E recuperare elettori definitivamente alienati dalla politica è di formidabile difficoltà, un compito che la politica che ha portato a tale drammatico punto non può svolgere se non mette in atto un’opera di reale introspezione e apertura al cambiamento. Cosa che in Italia ancora aspettiamo. Contestualmente, il fallimento o il mancato ascolto delle prime forme di antipolitica porta a uno sviluppo di altre, più violente, meno propositive, più interessate alla distruzione e al potere che al cambiamento e alla democratica cooperazione. Capirete che l’unirsi della debolezza democratica dovuta all’astensione e la crescita di movimenti ora davvero antipolitici e sovranisti forma un mix che sarebbe meglio evitare, a meno che non ci piacciano i governi autoritari. 
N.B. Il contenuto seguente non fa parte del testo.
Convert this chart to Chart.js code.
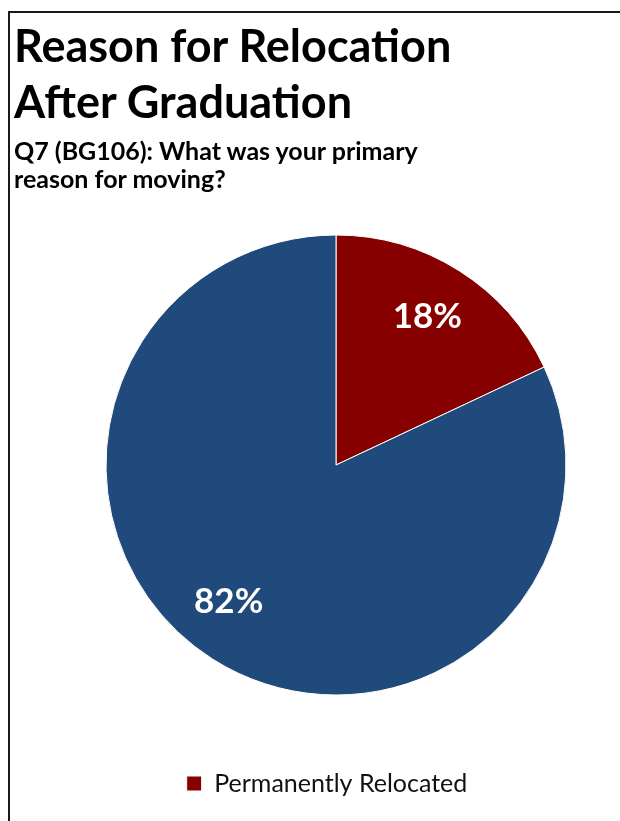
<!DOCTYPE html>
<html>
<head>
<meta charset="utf-8">
<script src="https://cdn.jsdelivr.net/npm/chart.js@4"></script>
<style>
  html, body { margin: 0; padding: 0; background: #fff; }
  body { width: 620px; height: 821px; position: relative; overflow: hidden; }
  #frame { position: absolute; left: 8px; top: 11px; width: 700px; height: 900px;
           border-left: 2px solid #1a1a1a; border-top: 2px solid #1a1a1a; }
  #title { position: absolute; left: 14px; top: 17px; font: bold 45px Lato, sans-serif;
           line-height: 56px; color: #000; white-space: nowrap; }
  #subtitle { position: absolute; left: 14px; top: 136px; font: bold 25px Lato, sans-serif;
              line-height: 28px; color: #000; white-space: nowrap; }
  #chart { position: absolute; left: 0; top: 0; }
</style>
</head>
<body>
<div id="frame"></div>
<canvas id="chart" width="620" height="821"></canvas>
<div id="title">Reason for Relocation<br>After Graduation</div>
<div id="subtitle">Q7 (BG106): What was your primary<br>reason for moving?</div>
<script>
// Survey answers, percent of respondents
const categories = ['Permanently Relocated', 'Other Reason'];
const shares = [18, 82];
const sliceColors = ['#870000', '#214A7C'];
const legendShown = ['Permanently Relocated'];

// Percent labels drawn inside each slice, with a small per-slice nudge
const sliceLabels = {
  id: 'sliceLabels',
  afterDatasetsDraw(chart, args, opts) {
    const ctx = chart.ctx;
    const meta = chart.getDatasetMeta(0);
    ctx.save();
    ctx.fillStyle = '#ffffff';
    ctx.font = 'bold 35px Lato, sans-serif';
    ctx.textAlign = 'center';
    ctx.textBaseline = 'middle';
    meta.data.forEach((arc, i) => {
      const p = arc.getProps(['x', 'y', 'startAngle', 'endAngle', 'outerRadius'], true);
      const mid = (p.startAngle + p.endAngle) / 2;
      const r = p.outerRadius * 0.757;
      const nudge = opts.nudge[i] || [0, 0];
      ctx.fillText(shares[i] + '%', p.x + Math.cos(mid) * r + nudge[0], p.y + Math.sin(mid) * r + nudge[1]);
    });
    ctx.restore();
  }
};

// Slide the legend box sideways after layout
const legendShift = {
  id: 'legendShift',
  afterUpdate(chart, args, opts) {
    const lg = chart.legend;
    if (lg) { lg.left += opts.dx; lg.right += opts.dx; }
  }
};

new Chart(document.getElementById('chart'), {
  type: 'pie',
  data: {
    labels: categories,
    datasets: [{
      data: shares,
      backgroundColor: sliceColors,
      borderColor: '#ffffff',
      borderWidth: 1,
      radius: 230
    }]
  },
  options: {
    responsive: false,
    animation: false,
    layout: { padding: { left: 52, right: 0, top: 169, bottom: 15 } },
    plugins: {
      tooltip: { enabled: false },
      sliceLabels: { nudge: [[-2, -1], [-14, -10]] },
      legendShift: { dx: -9 },
      legend: {
        position: 'bottom',
        labels: {
          filter: item => legendShown.includes(item.text),
          boxWidth: 15,
          boxHeight: 15,
          padding: 10,
          color: '#111',
          font: { family: 'Lato, sans-serif', size: 25 }
        }
      }
    }
  },
  plugins: [sliceLabels, legendShift]
});
</script>
</body>
</html>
Il senso di questo - non me ne vogliate - lungo articolo è che è necessario fare attenzione quando si addita l’Antipolitica come causa dei mali di una democrazia senza riflettere sul fatto che forse è proprio chi punta il dito ad essere concausa di un fenomeno che si rifiuta o è incapace di capire. 

Ciò non vuol dire assolutamente elogiare l’Antipolitica, anzi, ma impegnarsi a capire un fenomeno per poterlo affrontare.